青山フラワーマーケットが駅で展開する深いワケ。画期的なディスプレイの秘密も
コンセプトと立地が合致していた
たしかに駅や商業施設の入り口は人通りも多いため、立地としては申し分ないが、ここまで広がることになったのは、「その立地条件が青山フラワーマーケットのコンセプトにマッチしたためである」と酒井氏。
「開業当時、お花屋さんは特別な日にだけ足を運ぶ場所だったんです。購入スタイルも、店員さんに希望を伝えて、冷蔵庫から出してもらうというのが一般的でした。
一方で青山フラワーマーケットは『Living With Flowers Every Day』のコンセプトのもと、Daily(日々の暮らし)に向けた花々を取り扱っていて、お客様がご自身でお花を手にとって選んでいただいています。ですので、通りすがりに花を買える駅や商業施設の入り口は我々にも合っていたんですね」
冷蔵庫がないのに廃棄率が低いワケ
いくら立地がよくても、旧態依然のスタイルで高い花を売っていたのでは通りすがりには買いにくい。しかし、青山フラワーマーケットには気軽に購入できる値段の花々が並んでいる。どんな方法で価格を抑えているのか。
「かつてお花が高かった理由は、あらゆる注文に応えられるようにお祝い用の蘭を含むさまざまな種類の花を用意しておき、冷蔵庫に保管していたからなんです。弊社では基本的にお店に冷蔵庫を置いていません。
入荷の頻度を上げて、主にデイリー用の鮮度のいい花をこまめに仕入れています。町の八百屋さんをイメージしてもらえたらわかりやすいかもしれません。天気などでも売り上げが左右されますが、入荷の頻度が高いとその時の需要に合った分量を仕入れられますので、ロス率は自ずと下がります。仕入れすぎてしまった場合、近隣の店舗とお花を融通することもあります」
一般的な生花店の廃棄率は30%ほどとされるが、青山フラワーマーケットの廃棄率は驚異の3%。それだけ、需要をみこした適切な仕入れ量に調整をしているという。

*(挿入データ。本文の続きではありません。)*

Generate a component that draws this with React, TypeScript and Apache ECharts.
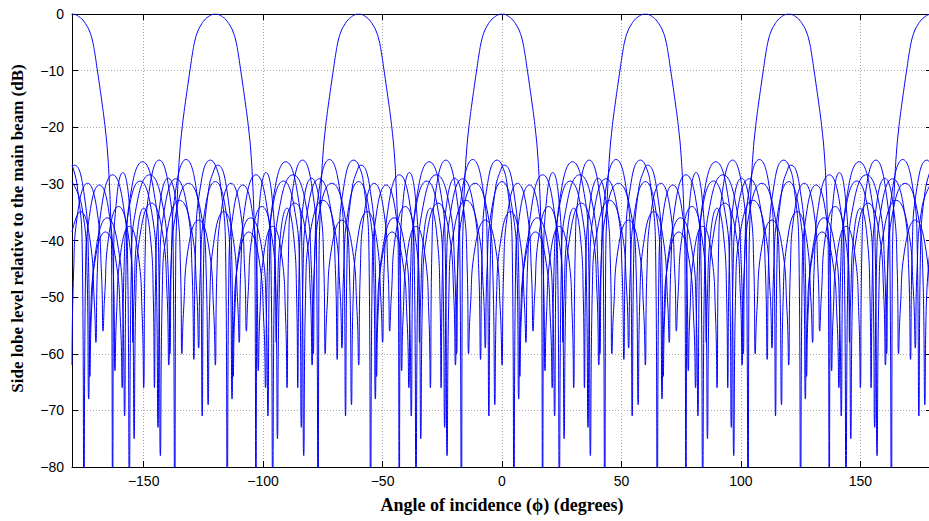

飲食店などでは、メニュー数を減らすことで廃棄率を下げるアイデアはよく用いられているが、その点について酒井氏は「弊社はむしろ、商品数は多いですよ。入荷の頻度を上げることもそうですが、研修で生産者さんが愛情を込めてお花を育てていらっしゃることをしっかり教わります。なので、仕入れを担当するお店のスタッフのマインドにも、花を1本1本大切に扱うという思いが根付いていますね」とも話す。